Ia menyebut peluang inflasi berada pada batas atas dari range prakiraan pemerintah itu cukup besar. Pasalnya, melihat dari inflasi terakhir di Juni 2022 itu memang relatif tinggi, apalagi jika dibandingkan dengan posisi yang sama di tahun lalu yang hanya mencapai 1,33 persen (yoy).
Ia juga memperkirakan pada semester II tahun ini tekanan terhadap kenaikan harga barang dan jasa masih berpeluang terjadi. Mengingat beberapa kebijakan pemerintah sudah mulai berjalan, seperti misalnya kenaikan harga pertamax dan juga tarif listrik.
"Belum lagi jika kita berbicara intervensi bantuan pemerintah. Jika asumsinya pemerintah tidak menyalurkan bantuan tambahan di tengah kenaikan inflasi yang tinggi, maka ini saya kira akan sekali lagi menekan daya beli masyarakat," sambung Yusuf.

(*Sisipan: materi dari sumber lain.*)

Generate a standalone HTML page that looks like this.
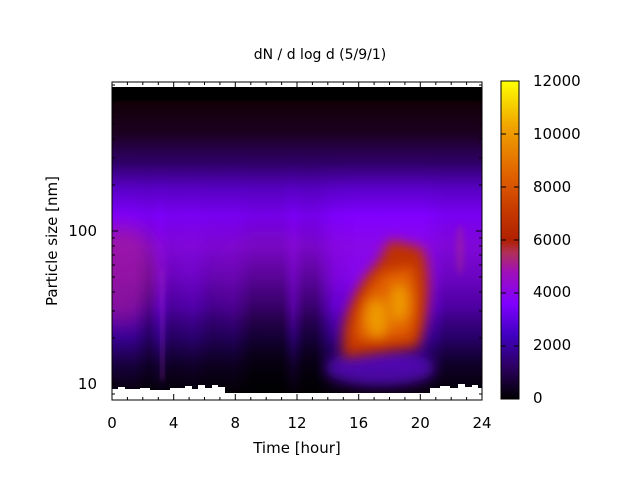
<!DOCTYPE html>
<html><head><meta charset="utf-8"><style>
html,body{margin:0;padding:0;background:#fff;width:640px;height:480px;overflow:hidden}
text{font-family:"DejaVu Sans","Liberation Sans",sans-serif;font-size:15px;fill:#000}
</style></head><body>
<svg width="640" height="480" viewBox="0 0 640 480" xmlns="http://www.w3.org/2000/svg">
<defs>
<linearGradient id="base" x1="0" y1="0" x2="0" y2="1">
<stop offset="0" stop-color="#000"/>
<stop offset="0.04" stop-color="#000"/>
<stop offset="0.05" stop-color="#120008"/>
<stop offset="0.15" stop-color="#1c0020"/>
<stop offset="0.25" stop-color="#30006a"/>
<stop offset="0.33" stop-color="#5a00c8"/>
<stop offset="0.42" stop-color="#8000ff"/>
<stop offset="0.52" stop-color="#8a08e8"/>
<stop offset="0.62" stop-color="#8506ee"/>
<stop offset="0.72" stop-color="#7000e8"/>
<stop offset="0.82" stop-color="#4000a8"/>
<stop offset="0.91" stop-color="#1c0048"/>
<stop offset="1" stop-color="#0a0010"/>
</linearGradient>
<linearGradient id="cb" x1="0" y1="1" x2="0" y2="0">
<stop offset="0" stop-color="#000"/>
<stop offset="0.1" stop-color="#2c0060"/>
<stop offset="0.2" stop-color="#4000c0"/>
<stop offset="0.3" stop-color="#8000ff"/>
<stop offset="0.4" stop-color="#a010b8"/>
<stop offset="0.46" stop-color="#b03058"/>
<stop offset="0.5" stop-color="#b02000"/>
<stop offset="0.6" stop-color="#c83c00"/>
<stop offset="0.7" stop-color="#e06000"/>
<stop offset="0.85" stop-color="#f0a000"/>
<stop offset="1" stop-color="#ffff00"/>
</linearGradient>
<linearGradient id="hd" x1="112" y1="0" x2="482" y2="0" gradientUnits="userSpaceOnUse">
<stop offset="0" stop-color="#000" stop-opacity="0.15"/>
<stop offset="0.06" stop-color="#000" stop-opacity="0.2"/>
<stop offset="0.1" stop-color="#000" stop-opacity="0.55"/>
<stop offset="0.13" stop-color="#000" stop-opacity="0.25"/>
<stop offset="0.16" stop-color="#000" stop-opacity="0.55"/>
<stop offset="0.22" stop-color="#000" stop-opacity="0.45"/>
<stop offset="0.27" stop-color="#000" stop-opacity="0.65"/>
<stop offset="0.33" stop-color="#000" stop-opacity="0.6"/>
<stop offset="0.38" stop-color="#000" stop-opacity="0.9"/>
<stop offset="0.46" stop-color="#000" stop-opacity="0.9"/>
<stop offset="0.49" stop-color="#000" stop-opacity="0.45"/>
<stop offset="0.52" stop-color="#000" stop-opacity="0.85"/>
<stop offset="0.55" stop-color="#000" stop-opacity="0.85"/>
<stop offset="0.6" stop-color="#000" stop-opacity="0.2"/>
<stop offset="0.66" stop-color="#000" stop-opacity="0"/>
<stop offset="0.84" stop-color="#000" stop-opacity="0"/>
<stop offset="0.9" stop-color="#000" stop-opacity="0.5"/>
<stop offset="1" stop-color="#000" stop-opacity="0.5"/>
</linearGradient>
<linearGradient id="vm" x1="0" y1="0" x2="0" y2="1">
<stop offset="0" stop-color="#fff" stop-opacity="0"/>
<stop offset="0.4" stop-color="#fff" stop-opacity="0.15"/>
<stop offset="0.7" stop-color="#fff" stop-opacity="0.7"/>
<stop offset="1" stop-color="#fff" stop-opacity="1"/>
</linearGradient>
<mask id="m1" maskUnits="userSpaceOnUse" x="112" y="150" width="370" height="243"><rect x="112" y="150" width="370" height="243" fill="url(#vm)"/></mask>
<filter id="b6" x="-50%" y="-50%" width="200%" height="200%"><feGaussianBlur stdDeviation="6"/></filter>
<filter id="b10" x="-50%" y="-50%" width="200%" height="200%"><feGaussianBlur stdDeviation="10"/></filter>
<filter id="b3" x="-50%" y="-50%" width="200%" height="200%"><feGaussianBlur stdDeviation="3"/></filter>
<clipPath id="cp"><rect x="112" y="87" width="370" height="306"/></clipPath>
</defs>
<text x="320" y="59" text-anchor="middle" style="font-size:14px">dN / d log d (5/9/1)</text>
<g clip-path="url(#cp)">
<rect x="112" y="87" width="370" height="306" fill="url(#base)"/>
<ellipse cx="122" cy="275" rx="35" ry="50" fill="#b02080" opacity="0.55" filter="url(#b10)"/>
<ellipse cx="270" cy="280" rx="60" ry="50" fill="#9010c8" opacity="0.25" filter="url(#b10)"/>
<rect x="112" y="150" width="370" height="243" fill="url(#hd)" mask="url(#m1)"/>
<rect x="161" y="270" width="3" height="110" fill="#a030c0" opacity="0.5" filter="url(#b3)"/>
<ellipse cx="380" cy="368" rx="55" ry="18" fill="#7010f0" opacity="0.6" filter="url(#b6)"/>
<path d="M344 358 C336 325 355 285 378 262 L390 240 L422 248 C434 272 428 325 418 348 L385 352 Z" fill="#c03000" filter="url(#b6)"/>
<path d="M356 342 C352 315 368 285 384 272 L412 266 C420 290 418 322 410 338 Z" fill="#e06000" filter="url(#b6)"/>
<ellipse cx="377" cy="318" rx="12" ry="20" fill="#f0a000" opacity="0.9" filter="url(#b6)"/>
<ellipse cx="399" cy="303" rx="10" ry="20" fill="#f0a000" opacity="0.9" filter="url(#b6)"/>
<ellipse cx="460" cy="250" rx="4" ry="25" fill="#b03080" opacity="0.4" filter="url(#b3)"/>
<rect x="112" y="87" width="370" height="13" fill="#000"/>
<path d="M112 393 L112 389 L118 389 L118 387 L125 387 L125 389 L140 389 L140 388 L150 388 L150 390 L170 390 L170 388 L185 388 L185 386 L192 386 L192 389 L198 389 L198 385 L205 385 L205 388 L212 388 L212 385 L218 385 L218 387 L225 387 L225 393 Z" fill="#fff"/>
<path d="M430 393 L430 388 L440 388 L440 386 L450 386 L450 388 L458 388 L458 384 L465 384 L465 387 L472 387 L472 385 L478 385 L478 388 L482 388 L482 393 Z" fill="#fff"/>
</g>
<rect x="112" y="82" width="370" height="318" fill="none" stroke="#000" stroke-width="1"/>
<g stroke="#000" stroke-width="1">
<path d="M112 400v-6M173.7 400v-6M235.3 400v-6M297 400v-6M358.7 400v-6M420.3 400v-6M482 400v-6
M112 82v6M173.7 82v6M235.3 82v6M297 82v6M358.7 82v6M420.3 82v6M482 82v6
M127.4 400v-3M142.8 400v-3M158.3 400v-3M189.1 400v-3M204.5 400v-3M219.9 400v-3M250.8 400v-3M266.2 400v-3M281.6 400v-3M312.4 400v-3M327.8 400v-3M343.3 400v-3M374.1 400v-3M389.5 400v-3M404.9 400v-3M435.8 400v-3M451.2 400v-3M466.6 400v-3
M127.4 82v3M142.8 82v3M158.3 82v3M189.1 82v3M204.5 82v3M219.9 82v3M250.8 82v3M266.2 82v3M281.6 82v3M312.4 82v3M327.8 82v3M343.3 82v3M374.1 82v3M389.5 82v3M404.9 82v3M435.8 82v3M451.2 82v3M466.6 82v3
M112 384h6M112 231h6M482 384h-6M482 231h-6
M112 394h3M112 338h3M112 311h3M112 292h3M112 277h3M112 265h3M112 255h3M112 246h3M112 238h3
M112 185h3M112 158h3M112 139h3M112 124h3M112 112h3M112 102h3M112 93h3M112 85h3
M482 394h-3M482 338h-3M482 311h-3M482 292h-3M482 277h-3M482 265h-3M482 255h-3M482 246h-3M482 238h-3
M482 185h-3M482 158h-3M482 139h-3M482 124h-3M482 112h-3M482 102h-3M482 93h-3M482 85h-3"/>
</g>
<text x="112" y="428" text-anchor="middle">0</text>
<text x="173.7" y="428" text-anchor="middle">4</text>
<text x="235.3" y="428" text-anchor="middle">8</text>
<text x="297" y="428" text-anchor="middle">12</text>
<text x="358.7" y="428" text-anchor="middle">16</text>
<text x="420.3" y="428" text-anchor="middle">20</text>
<text x="482" y="428" text-anchor="middle">24</text>
<text x="297" y="453" text-anchor="middle">Time [hour]</text>
<text x="97" y="389" text-anchor="end">10</text>
<text x="97" y="236" text-anchor="end">100</text>
<text transform="translate(57,241) rotate(-90)" text-anchor="middle">Particle size [nm]</text>
<rect x="501" y="81" width="18" height="318" fill="url(#cb)" stroke="#000" stroke-width="1"/>
<g stroke="#000" stroke-width="1">
<path d="M501 346h5M519 346h-5M501 293h5M519 293h-5M501 240h5M519 240h-5M501 187h5M519 187h-5M501 134h5M519 134h-5"/>
</g>
<text x="533" y="403">0</text>
<text x="533" y="350">2000</text>
<text x="533" y="297">4000</text>
<text x="533" y="245">6000</text>
<text x="533" y="192">8000</text>
<text x="533" y="139">10000</text>
<text x="533" y="86">12000</text>
</svg>
</body></html>
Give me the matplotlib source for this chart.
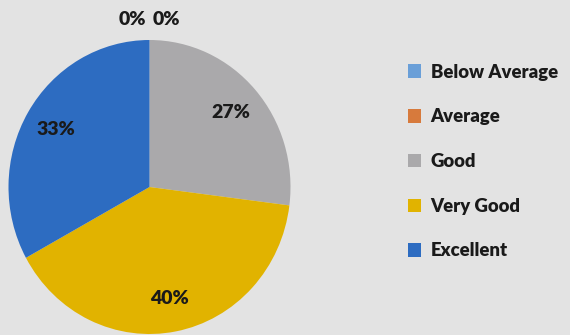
import numpy as np
import matplotlib
matplotlib.use("Agg")
import matplotlib.pyplot as plt

# Survey ratings
categories = ["Below Average", "Average", "Good", "Very Good", "Excellent"]
shares = [0, 0, 27, 40, 33]
colors = ["#6a9fd8", "#d77a3c", "#aaa9ab", "#e1b300", "#2d6cc1"]

plt.rcParams["font.family"] = ["Lato", "DejaVu Sans"]

W, H = 570, 335
fig = plt.figure(figsize=(W / 100, H / 100), dpi=100)
fig.patch.set_facecolor("#e3e3e3")

# pie axes placed in pixel units: centre (149.5, 187), radii 141 x 147
cx, cy, rx, ry = 149.5, 187, 141, 147
ax = fig.add_axes([(cx - rx) / W, (H - cy - ry) / H, 2 * rx / W, 2 * ry / H])
wedges, _ = ax.pie(shares, colors=colors, startangle=90, counterclock=False,
                   wedgeprops=dict(linewidth=0))
ax.set_aspect("auto")
ax.set_xlim(-1, 1)
ax.set_ylim(-1, 1)

zero_offsets = iter([-0.12, 0.12])
for w, v in zip(wedges, shares):
    if v > 0:
        ang = np.deg2rad((w.theta1 + w.theta2) / 2)
        x, y = 0.77 * np.cos(ang), 0.77 * np.sin(ang)
    else:
        x, y = next(zero_offsets), 1.14
    ax.text(x, y, f"{v}%", ha="center", va="center", fontsize=14,
            fontweight="heavy", color="#1a1a1a")

leg = fig.legend(wedges, categories, loc="upper left",
                 bbox_to_anchor=(391 / W, 1 - 47 / H), frameon=False,
                 prop=dict(size=13.3, weight="heavy"), labelcolor="#1a1a1a",
                 handlelength=0.75, handleheight=0.75, handletextpad=0.5,
                 labelspacing=1.5)

fig.savefig("out.png", dpi=100, facecolor=fig.get_facecolor())
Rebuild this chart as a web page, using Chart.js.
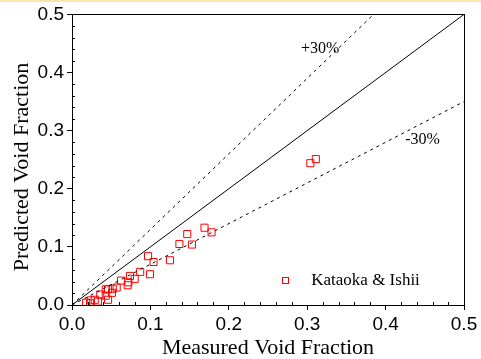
<!DOCTYPE html>
<html>
<head>
<meta charset="utf-8">
<script src="https://cdn.jsdelivr.net/npm/chart.js@4.4.1/dist/chart.umd.min.js"></script>
<style>
  html, body { margin: 0; padding: 0; background: #fff; }
  #wrap { position: relative; width: 481px; height: 359px; }
  #band { position: absolute; left: 0; top: 0; width: 481px; height: 2px; background: #fce3b4; }
</style>
</head>
<body>
<div id="wrap">
  <canvas id="myChart" width="481" height="359"></canvas>
  <div id="band"></div>
</div>
<script>
// Kataoka & Ishii data, measured vs predicted void fraction
const measured  = [0.311, 0.304, 0.169, 0.178, 0.147, 0.137, 0.153, 0.125, 0.097, 0.104,
                   0.0995, 0.087, 0.080, 0.074, 0.071, 0.072, 0.0625, 0.057, 0.052, 0.051,
                   0.046, 0.043, 0.043, 0.046, 0.036, 0.033, 0.029, 0.024, 0.018, 0.023];
const predicted = [0.251, 0.244, 0.133, 0.125, 0.122, 0.105, 0.104, 0.077, 0.084, 0.074,
                   0.053, 0.057, 0.045, 0.050, 0.034, 0.039, 0.042, 0.030, 0.028, 0.021,
                   0.027, 0.027, 0.016, 0.009, 0.018, 0.006, 0.009, 0.008, 0.004, 0.003];

// reference lines: 1:1, +30%, -30%
const lineX = [0, 0.5];
const lineY = [0, 0.5];
const plusX = [0, 0.3846];
const plusY = [0, 0.5];
const minusX = [0, 0.5];
const minusY = [0, 0.35];

const tickLabels = ['0.0', '0.1', '0.2', '0.3', '0.4', '0.5'];

const pts = (xs, ys) => xs.map((x, i) => ({ x: x, y: ys[i] }));

const serif = '"Liberation Serif", "Times New Roman", serif';
const sans = '"Liberation Sans", Arial, sans-serif';

const extras = {
    id: 'extras',
    afterDraw(chart) {
        const c = chart.ctx;
        const xs = chart.scales.x, ys = chart.scales.y;
        const a = chart.chartArea;
        c.save();
        // frame
        c.strokeStyle = '#000';
        c.lineWidth = 1;
        c.strokeRect(Math.round(a.left) + 0.5, Math.round(a.top) + 0.5,
            Math.round(a.right - a.left), Math.round(a.bottom - a.top));
        // minor ticks inward
        c.beginPath();
        for (let i = 1; i < 25; i++) {
            if (i % 5 === 0) continue;
            const v = i * 0.02;
            const px = Math.round(xs.getPixelForValue(v)) + 0.5;
            c.moveTo(px, a.bottom);
            c.lineTo(px, a.bottom - 3);
            const py = Math.round(ys.getPixelForValue(v)) + 0.5;
            c.moveTo(a.left, py);
            c.lineTo(a.left + 3, py);
        }
        c.stroke();

        // line labels
        c.fillStyle = '#000';
        c.font = '16px ' + serif;
        c.textBaseline = 'alphabetic';
        c.textAlign = 'left';
        c.fillText('+30%', xs.getPixelForValue(0.292), ys.getPixelForValue(0.4335));
        c.fillText('-30%', xs.getPixelForValue(0.425), ys.getPixelForValue(0.2770));

        // legend
        const lx = xs.getPixelForValue(0.272), ly = ys.getPixelForValue(0.043);
        c.strokeStyle = '#ff0000';
        c.strokeRect(Math.round(lx) - 3 + 0.5, Math.round(ly) - 3 + 0.5, 6, 6);
        c.font = '17px ' + serif;
        c.textBaseline = 'middle';
        c.fillText('Kataoka & Ishii', lx + 26, ly + 1);

        // axis titles
        c.font = '22px ' + serif;
        c.textAlign = 'center';
        c.textBaseline = 'alphabetic';
        c.fillText('Measured Void Fraction', (a.left + a.right) / 2, 354);
        c.translate(28, 167);
        c.rotate(-Math.PI / 2);
        c.fillText('Predicted Void Fraction', 0, 0);
        c.restore();
    }
};

const ctx = document.getElementById('myChart');

const axis = (isX) => ({
    type: 'linear',
    min: 0,
    max: 0.5,
    afterFit: function (scale) {
        if (isX) scale.height = 54; else scale.width = 72;
    },
    afterBuildTicks: function (scale) {
        scale.ticks = tickLabels.map(t => ({ value: parseFloat(t) }));
    },
    ticks: {
        callback: (v) => v.toFixed(1),
        color: '#000',
        font: { family: sans, size: 19 },
        padding: 3,
        maxRotation: 0,
        autoSkip: false
    },
    grid: {
        display: true,
        drawOnChartArea: false,
        drawTicks: true,
        tickLength: 5,
        color: '#000',
        tickColor: '#000'
    },
    border: { display: true, color: '#000' }
});

const myChart = new Chart(ctx, {
    type: 'scatter',
    data: {
        datasets: [
            {
                label: '1:1',
                data: pts(lineX, lineY),
                showLine: true,
                borderColor: '#000',
                borderWidth: 1,
                pointRadius: 0
            },
            {
                label: '+30%',
                data: pts(plusX, plusY),
                showLine: true,
                borderColor: '#000',
                borderWidth: 1,
                borderDash: [3, 4],
                pointRadius: 0
            },
            {
                label: '-30%',
                data: pts(minusX, minusY),
                showLine: true,
                borderColor: '#000',
                borderWidth: 1,
                borderDash: [3, 4],
                pointRadius: 0
            },
            {
                label: 'Kataoka & Ishii',
                data: pts(measured, predicted),
                pointStyle: 'rect',
                pointRadius: 5,
                pointBorderWidth: 1,
                pointBorderColor: '#ff0000',
                pointBackgroundColor: 'rgba(0,0,0,0)'
            }
        ]
    },
    options: {
        responsive: false,
        animation: false,
        layout: { padding: { top: 14, right: 17, left: 0, bottom: 0 } },
        plugins: {
            legend: { display: false },
            tooltip: { enabled: false }
        },
        scales: {
            x: axis(true),
            y: axis(false)
        }
    },
    plugins: [extras]
});
</script>
</body>
</html>
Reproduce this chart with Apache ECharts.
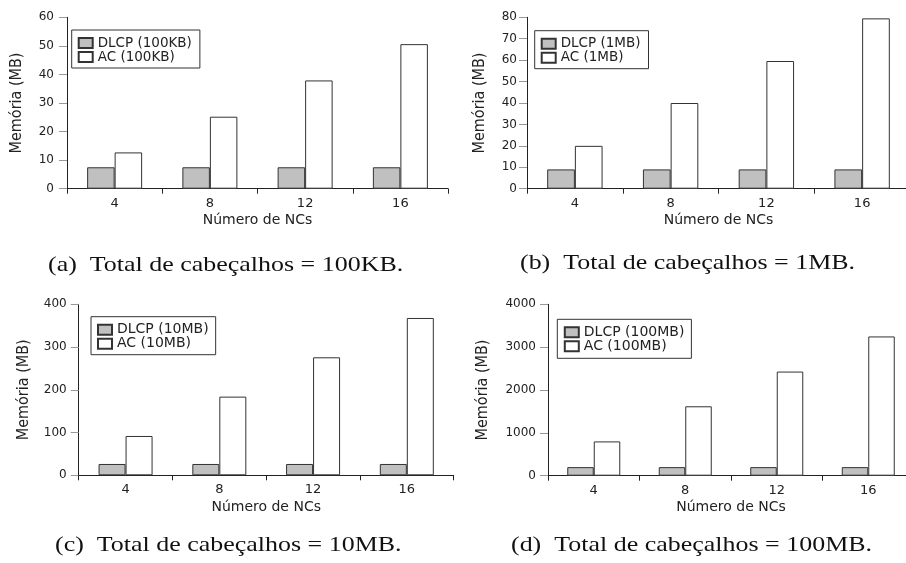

Oleh karena itu, ia memprediksi inflasi Indonesia bisa menyentuh angka 4,5 persen (yoy) pada akhir tahun. "Proyeksi sementara kami masih berada di kisaran 4 persen sampai dengan 4,5 persen. Namun kami akan melakukan penyesuaian angka kembali, mengikuti situasi," kata Yusuf.
Untuk angka inflasi, sambung dia, jika dibandingkan dengan negara-negara lain memang ini terjadi gap yang cukup signifikan. Terlebih, bila bandingkan dengan inflasi di negara-negara maju seperti AS.
Titik inflasi di Negeri Paman Sam memang relatif cukup tinggi jika dibandingkan dengan pencapaian inflasi di Indonesia. Namun, hal itu tidak bisa dikomparasikan begitu saja karena struktur ekonomi AS dan Indonesia jelas berbeda.
"Sekali lagi bahwa perlu diketahui perbedaan struktur ekonomi antara satu negara dengan negara yang lain, yang kemudian memang mengharuskan kita perlu hati-hati dalam melakukan komparasi termasuk di dalamnya komparasi angka inflasi," tandas Yusuf.